Direction: Each entry below should be returned exactly as is, with the pictures removed.

+++ Records provided

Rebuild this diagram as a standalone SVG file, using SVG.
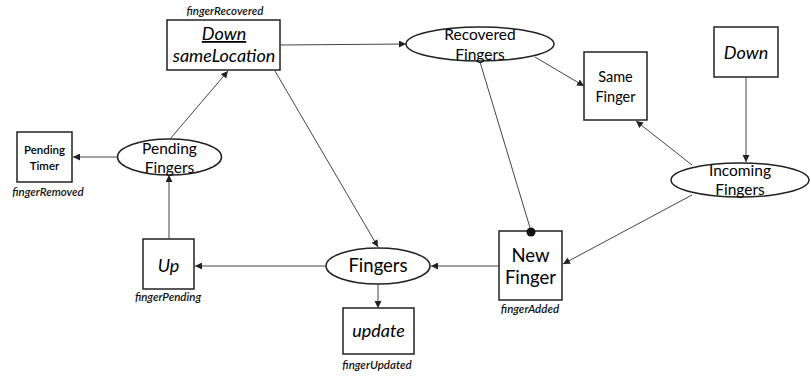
<svg xmlns="http://www.w3.org/2000/svg" width="811" height="376" viewBox="0 0 811 376">
<style>
.box{fill:#fff;stroke:#222;stroke-width:1.5}
.pl{fill:#fff;stroke:#222;stroke-width:1.5}
.t{font-family:Lato,"Noto Sans",sans-serif;fill:#000;text-anchor:middle}
.it{font-style:italic}
.lbl{font-family:Lato,"Noto Sans",sans-serif;font-style:italic;font-weight:600;font-size:11.5px;fill:#111;text-anchor:middle}
.c{stroke:#444;stroke-width:1;fill:none}
</style>
<defs>
<marker id="a" viewBox="0 0 10 10" refX="10" refY="5" markerWidth="7" markerHeight="7" orient="auto" markerUnits="userSpaceOnUse">
<path d="M0,0L10,5L0,10z" fill="#222"/>
</marker>
</defs>
<g id="down-sameLocation">
<rect class="box" x="167" y="20" width="113" height="50"/>
<text class="t it" x="224" y="40" font-size="18" text-decoration="underline">Down</text>
<text class="t it" x="224" y="62" font-size="18">sameLocation</text>
<text class="lbl" x="225" y="15">fingerRecovered</text>
</g>
<g id="pending-timer">
<rect class="box" x="17" y="132" width="55" height="50"/>
<text class="t" x="44.5" y="154" font-size="11.5" font-weight="600">Pending</text>
<text class="t" x="44.5" y="170" font-size="11.5" font-weight="600">Timer</text>
<text class="lbl" x="48" y="196">fingerRemoved</text>
</g>
<g id="pending-fingers">
<ellipse class="pl" cx="169.5" cy="157" rx="52" ry="18"/>
<text class="t" x="169.5" y="154" font-size="15.5">Pending</text>
<text class="t" x="169.5" y="173" font-size="15.5">Fingers</text>
</g>
<g id="recovered-fingers">
<ellipse class="pl" cx="480" cy="44" rx="74" ry="17"/>
<text class="t" x="480" y="40" font-size="15.5">Recovered</text>
<text class="t" x="480" y="60" font-size="15.5">Fingers</text>
</g>
<g id="same-finger">
<rect class="box" x="584" y="52" width="63" height="68"/>
<text class="t" x="615.5" y="82" font-size="14.5">Same</text>
<text class="t" x="615.5" y="102" font-size="14.5">Finger</text>
</g>
<g id="down">
<rect class="box" x="714" y="27" width="64" height="50"/>
<text class="t it" x="746" y="59" font-size="18">Down</text>
</g>
<g id="incoming-fingers">
<ellipse class="pl" cx="740" cy="180" rx="69" ry="17"/>
<text class="t" x="740" y="176" font-size="15.5">Incoming</text>
<text class="t" x="740" y="195" font-size="15.5">Fingers</text>
</g>
<g id="new-finger">
<rect class="box" x="499" y="231" width="63" height="69"/>
<text class="t" x="530.5" y="262" font-size="18.5">New</text>
<text class="t" x="530.5" y="284" font-size="18.5">Finger</text>
<text class="lbl" x="530" y="313">fingerAdded</text>
</g>
<g id="fingers">
<ellipse class="pl" cx="378" cy="266" rx="52" ry="18"/>
<text class="t" x="378" y="272" font-size="18.5">Fingers</text>
</g>
<g id="up">
<rect class="box" x="143" y="239" width="51" height="50"/>
<text class="t it" x="168.5" y="272" font-size="18">Up</text>
<text class="lbl" x="168" y="301">fingerPending</text>
</g>
<g id="update">
<rect class="box" x="343" y="308" width="71" height="46"/>
<text class="t it" x="378.5" y="337" font-size="18">update</text>
<text class="lbl" x="377" y="369">fingerUpdated</text>
</g>
<g id="connectors">
<line class="c" x1="170" y1="139" x2="228" y2="71" marker-end="url(#a)"/>
<line class="c" x1="117" y1="157" x2="73" y2="157" marker-end="url(#a)"/>
<line class="c" x1="280" y1="45" x2="406" y2="44" marker-end="url(#a)"/>
<line class="c" x1="275" y1="71" x2="378" y2="247" marker-end="url(#a)"/>
<line class="c" x1="535" y1="57" x2="584" y2="86" marker-end="url(#a)"/>
<line class="c" x1="480" y1="62" x2="531" y2="231"/>
<circle cx="531" cy="232" r="4.5" fill="#111"/>
<line class="c" x1="746" y1="77" x2="746" y2="162" marker-end="url(#a)"/>
<line class="c" x1="692" y1="165" x2="636" y2="121" marker-end="url(#a)"/>
<line class="c" x1="692" y1="195" x2="563" y2="264" marker-end="url(#a)"/>
<line class="c" x1="499" y1="266" x2="431" y2="266" marker-end="url(#a)"/>
<line class="c" x1="326" y1="266" x2="195" y2="266" marker-end="url(#a)"/>
<line class="c" x1="169" y1="239" x2="169" y2="175" marker-end="url(#a)"/>
<line class="c" x1="378" y1="284" x2="378" y2="308" marker-end="url(#a)"/>
</g>
</svg>
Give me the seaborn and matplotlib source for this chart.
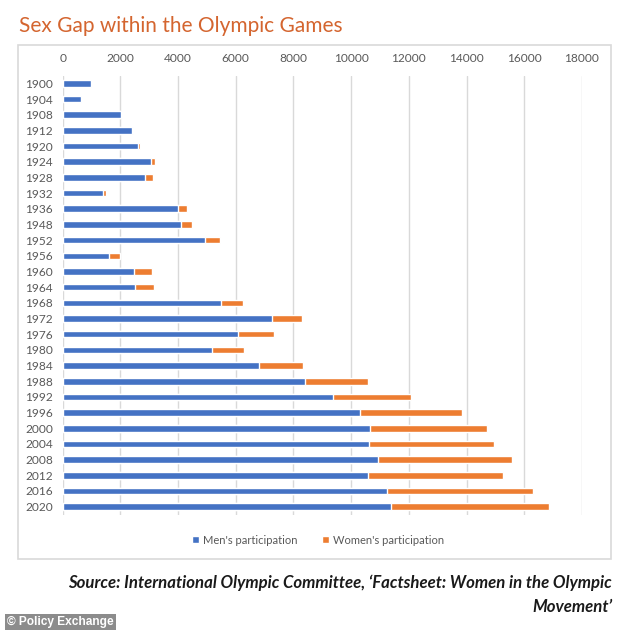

++++++

Correct result:
Rebuild this diagram as a standalone SVG file, using SVG.
<svg xmlns="http://www.w3.org/2000/svg" width="811" height="376" viewBox="0 0 811 376">
<style>
.box{fill:#fff;stroke:#222;stroke-width:1.5}
.pl{fill:#fff;stroke:#222;stroke-width:1.5}
.t{font-family:Lato,"Noto Sans",sans-serif;fill:#000;text-anchor:middle}
.it{font-style:italic}
.lbl{font-family:Lato,"Noto Sans",sans-serif;font-style:italic;font-weight:600;font-size:11.5px;fill:#111;text-anchor:middle}
.c{stroke:#444;stroke-width:1;fill:none}
</style>
<defs>
<marker id="a" viewBox="0 0 10 10" refX="10" refY="5" markerWidth="7" markerHeight="7" orient="auto" markerUnits="userSpaceOnUse">
<path d="M0,0L10,5L0,10z" fill="#222"/>
</marker>
</defs>
<g id="down-sameLocation">
<rect class="box" x="167" y="20" width="113" height="50"/>
<text class="t it" x="224" y="40" font-size="18" text-decoration="underline">Down</text>
<text class="t it" x="224" y="62" font-size="18">sameLocation</text>
<text class="lbl" x="225" y="15">fingerRecovered</text>
</g>
<g id="pending-timer">
<rect class="box" x="17" y="132" width="55" height="50"/>
<text class="t" x="44.5" y="154" font-size="11.5" font-weight="600">Pending</text>
<text class="t" x="44.5" y="170" font-size="11.5" font-weight="600">Timer</text>
<text class="lbl" x="48" y="196">fingerRemoved</text>
</g>
<g id="pending-fingers">
<ellipse class="pl" cx="169.5" cy="157" rx="52" ry="18"/>
<text class="t" x="169.5" y="154" font-size="15.5">Pending</text>
<text class="t" x="169.5" y="173" font-size="15.5">Fingers</text>
</g>
<g id="recovered-fingers">
<ellipse class="pl" cx="480" cy="44" rx="74" ry="17"/>
<text class="t" x="480" y="40" font-size="15.5">Recovered</text>
<text class="t" x="480" y="60" font-size="15.5">Fingers</text>
</g>
<g id="same-finger">
<rect class="box" x="584" y="52" width="63" height="68"/>
<text class="t" x="615.5" y="82" font-size="14.5">Same</text>
<text class="t" x="615.5" y="102" font-size="14.5">Finger</text>
</g>
<g id="down">
<rect class="box" x="714" y="27" width="64" height="50"/>
<text class="t it" x="746" y="59" font-size="18">Down</text>
</g>
<g id="incoming-fingers">
<ellipse class="pl" cx="740" cy="180" rx="69" ry="17"/>
<text class="t" x="740" y="176" font-size="15.5">Incoming</text>
<text class="t" x="740" y="195" font-size="15.5">Fingers</text>
</g>
<g id="new-finger">
<rect class="box" x="499" y="231" width="63" height="69"/>
<text class="t" x="530.5" y="262" font-size="18.5">New</text>
<text class="t" x="530.5" y="284" font-size="18.5">Finger</text>
<text class="lbl" x="530" y="313">fingerAdded</text>
</g>
<g id="fingers">
<ellipse class="pl" cx="378" cy="266" rx="52" ry="18"/>
<text class="t" x="378" y="272" font-size="18.5">Fingers</text>
</g>
<g id="up">
<rect class="box" x="143" y="239" width="51" height="50"/>
<text class="t it" x="168.5" y="272" font-size="18">Up</text>
<text class="lbl" x="168" y="301">fingerPending</text>
</g>
<g id="update">
<rect class="box" x="343" y="308" width="71" height="46"/>
<text class="t it" x="378.5" y="337" font-size="18">update</text>
<text class="lbl" x="377" y="369">fingerUpdated</text>
</g>
<g id="connectors">
<line class="c" x1="170" y1="139" x2="228" y2="71" marker-end="url(#a)"/>
<line class="c" x1="117" y1="157" x2="73" y2="157" marker-end="url(#a)"/>
<line class="c" x1="280" y1="45" x2="406" y2="44" marker-end="url(#a)"/>
<line class="c" x1="275" y1="71" x2="378" y2="247" marker-end="url(#a)"/>
<line class="c" x1="535" y1="57" x2="584" y2="86" marker-end="url(#a)"/>
<line class="c" x1="480" y1="62" x2="531" y2="231"/>
<circle cx="531" cy="232" r="4.5" fill="#111"/>
<line class="c" x1="746" y1="77" x2="746" y2="162" marker-end="url(#a)"/>
<line class="c" x1="692" y1="165" x2="636" y2="121" marker-end="url(#a)"/>
<line class="c" x1="692" y1="195" x2="563" y2="264" marker-end="url(#a)"/>
<line class="c" x1="499" y1="266" x2="431" y2="266" marker-end="url(#a)"/>
<line class="c" x1="326" y1="266" x2="195" y2="266" marker-end="url(#a)"/>
<line class="c" x1="169" y1="239" x2="169" y2="175" marker-end="url(#a)"/>
<line class="c" x1="378" y1="284" x2="378" y2="308" marker-end="url(#a)"/>
</g>
</svg>
Give me the seaborn and matplotlib source for this chart.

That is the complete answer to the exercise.